- [Aim of the exercise]
Repeat the material exactly from its first line to the line that includes "var fontSize = 10 * pt;". Skip pictures.

- [Supplied data]
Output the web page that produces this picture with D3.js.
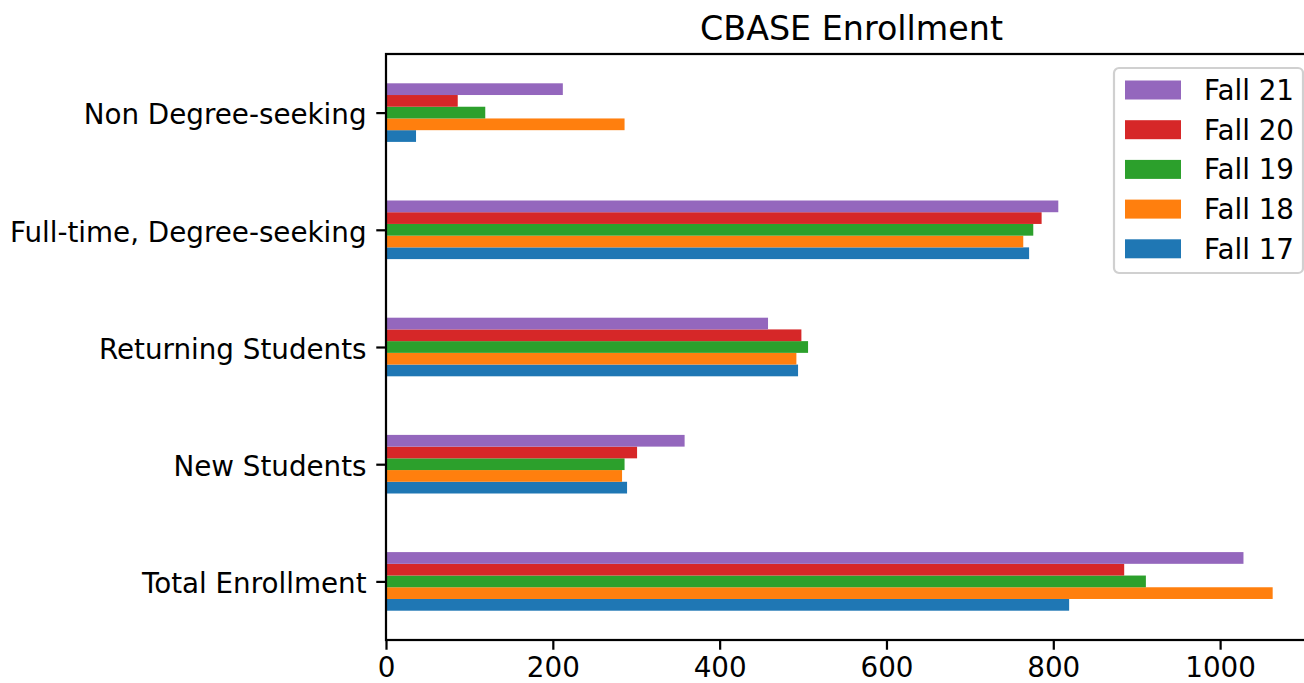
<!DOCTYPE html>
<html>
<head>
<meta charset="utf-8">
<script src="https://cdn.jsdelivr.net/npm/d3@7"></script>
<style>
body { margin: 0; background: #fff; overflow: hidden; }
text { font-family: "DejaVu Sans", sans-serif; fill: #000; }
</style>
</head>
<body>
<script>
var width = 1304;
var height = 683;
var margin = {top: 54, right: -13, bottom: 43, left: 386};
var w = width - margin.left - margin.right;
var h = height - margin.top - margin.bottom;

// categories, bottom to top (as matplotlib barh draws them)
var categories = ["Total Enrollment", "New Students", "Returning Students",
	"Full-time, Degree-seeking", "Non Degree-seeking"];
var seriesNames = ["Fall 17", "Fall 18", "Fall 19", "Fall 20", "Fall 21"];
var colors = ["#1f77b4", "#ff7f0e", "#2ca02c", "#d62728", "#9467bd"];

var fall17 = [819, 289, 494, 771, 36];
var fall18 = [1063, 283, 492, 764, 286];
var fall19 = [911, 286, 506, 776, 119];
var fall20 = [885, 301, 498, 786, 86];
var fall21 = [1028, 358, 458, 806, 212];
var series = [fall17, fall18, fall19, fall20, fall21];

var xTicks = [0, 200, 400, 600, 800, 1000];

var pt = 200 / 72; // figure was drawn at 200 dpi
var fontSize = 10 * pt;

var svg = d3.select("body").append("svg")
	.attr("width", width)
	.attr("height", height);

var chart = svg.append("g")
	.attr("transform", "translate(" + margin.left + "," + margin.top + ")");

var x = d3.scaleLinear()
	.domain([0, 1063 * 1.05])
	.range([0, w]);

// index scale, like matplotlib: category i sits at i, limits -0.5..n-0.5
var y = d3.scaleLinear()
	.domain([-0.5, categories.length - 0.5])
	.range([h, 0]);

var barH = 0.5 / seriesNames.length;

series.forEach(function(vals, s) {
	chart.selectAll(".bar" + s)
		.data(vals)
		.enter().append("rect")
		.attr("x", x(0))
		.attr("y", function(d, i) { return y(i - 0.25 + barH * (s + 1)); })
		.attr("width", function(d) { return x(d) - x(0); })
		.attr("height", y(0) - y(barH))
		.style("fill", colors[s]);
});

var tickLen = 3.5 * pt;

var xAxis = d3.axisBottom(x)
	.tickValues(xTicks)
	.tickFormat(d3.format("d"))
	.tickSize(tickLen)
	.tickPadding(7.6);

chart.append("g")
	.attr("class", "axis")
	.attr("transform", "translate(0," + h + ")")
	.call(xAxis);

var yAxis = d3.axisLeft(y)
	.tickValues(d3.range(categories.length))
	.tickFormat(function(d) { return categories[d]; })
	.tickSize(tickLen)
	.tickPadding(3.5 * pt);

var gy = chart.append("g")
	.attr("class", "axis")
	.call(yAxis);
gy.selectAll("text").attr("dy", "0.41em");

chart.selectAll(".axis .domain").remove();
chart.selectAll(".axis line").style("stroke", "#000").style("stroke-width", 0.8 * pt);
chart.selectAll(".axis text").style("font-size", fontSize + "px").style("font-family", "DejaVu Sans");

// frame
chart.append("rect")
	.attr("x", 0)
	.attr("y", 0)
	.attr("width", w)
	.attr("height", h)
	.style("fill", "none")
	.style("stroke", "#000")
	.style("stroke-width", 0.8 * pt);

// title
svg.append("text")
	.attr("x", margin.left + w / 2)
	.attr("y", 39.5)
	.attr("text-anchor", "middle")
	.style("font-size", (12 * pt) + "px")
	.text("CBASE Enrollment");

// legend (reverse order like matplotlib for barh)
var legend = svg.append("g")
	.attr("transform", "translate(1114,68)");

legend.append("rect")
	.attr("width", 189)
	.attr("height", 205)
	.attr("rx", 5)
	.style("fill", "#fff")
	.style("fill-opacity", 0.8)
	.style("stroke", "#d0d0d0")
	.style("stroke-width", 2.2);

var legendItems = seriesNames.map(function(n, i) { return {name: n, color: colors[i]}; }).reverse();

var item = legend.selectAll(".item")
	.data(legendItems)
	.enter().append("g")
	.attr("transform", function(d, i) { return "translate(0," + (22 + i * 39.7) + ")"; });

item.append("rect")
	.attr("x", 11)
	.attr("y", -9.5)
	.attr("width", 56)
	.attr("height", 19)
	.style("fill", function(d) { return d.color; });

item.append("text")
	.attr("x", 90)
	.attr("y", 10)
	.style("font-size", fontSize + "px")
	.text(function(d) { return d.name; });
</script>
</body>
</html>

- [Expected answer]
Output the web page that produces this picture with D3.js.
<!DOCTYPE html>
<html>
<head>
<meta charset="utf-8">
<script src="https://cdn.jsdelivr.net/npm/d3@7"></script>
<style>
body { margin: 0; background: #fff; overflow: hidden; }
text { font-family: "DejaVu Sans", sans-serif; fill: #000; }
</style>
</head>
<body>
<script>
var width = 1304;
var height = 683;
var margin = {top: 54, right: -13, bottom: 43, left: 386};
var w = width - margin.left - margin.right;
var h = height - margin.top - margin.bottom;

// categories, bottom to top (as matplotlib barh draws them)
var categories = ["Total Enrollment", "New Students", "Returning Students",
	"Full-time, Degree-seeking", "Non Degree-seeking"];
var seriesNames = ["Fall 17", "Fall 18", "Fall 19", "Fall 20", "Fall 21"];
var colors = ["#1f77b4", "#ff7f0e", "#2ca02c", "#d62728", "#9467bd"];

var fall17 = [819, 289, 494, 771, 36];
var fall18 = [1063, 283, 492, 764, 286];
var fall19 = [911, 286, 506, 776, 119];
var fall20 = [885, 301, 498, 786, 86];
var fall21 = [1028, 358, 458, 806, 212];
var series = [fall17, fall18, fall19, fall20, fall21];

var xTicks = [0, 200, 400, 600, 800, 1000];

var pt = 200 / 72; // figure was drawn at 200 dpi
var fontSize = 10 * pt;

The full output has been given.